Раньше чем говорить о характере литовского властвования во всей западной Руси и его социально-политических основах, напомню особенности судеб старой княжой власти и своеобразные выступления новой литовской власти княжой на восток от Днепра.
Чернигово-Северские княжества — это предел литовского владычества. Здесь господствуют местный сепаратизм и тяга к великорусскому центру. Литовских политических сил нехватает, чтобы укрепить и удержать добытое. Тут метод распространения литовского владычества — замена русских удельных князей литвинами княжого рода — дает неожиданные результаты: обрусение Гедиминовичей. Те же явления на юге: Любарт и Любартовичи; Кориатовичи.
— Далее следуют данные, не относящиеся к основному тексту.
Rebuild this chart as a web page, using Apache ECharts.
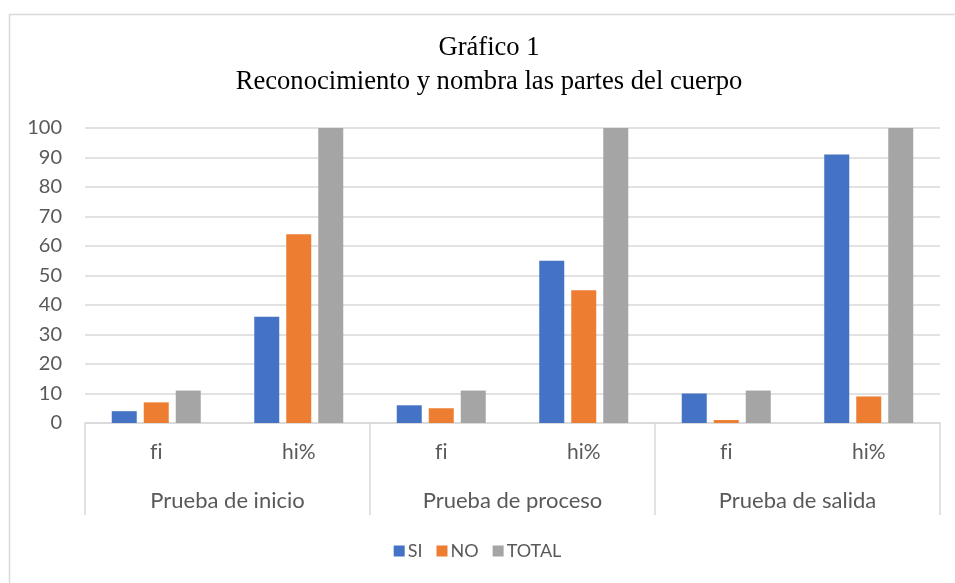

Династические основы литовского государственного строительства были слишком слабы.
В итоге жизненной работы Витовта остается отсутствие династии и вотчинного наследования. Из Литовского великого княжения не создалось патримониального государства.
Не создалось тут и удельно-вотчинных владений. Даже при сравнительной устойчивости некоторых «литовских» уделов они не имели политического значения{57}.[58]
* * *
I. Вопрос о литовско-русском сейме{58}.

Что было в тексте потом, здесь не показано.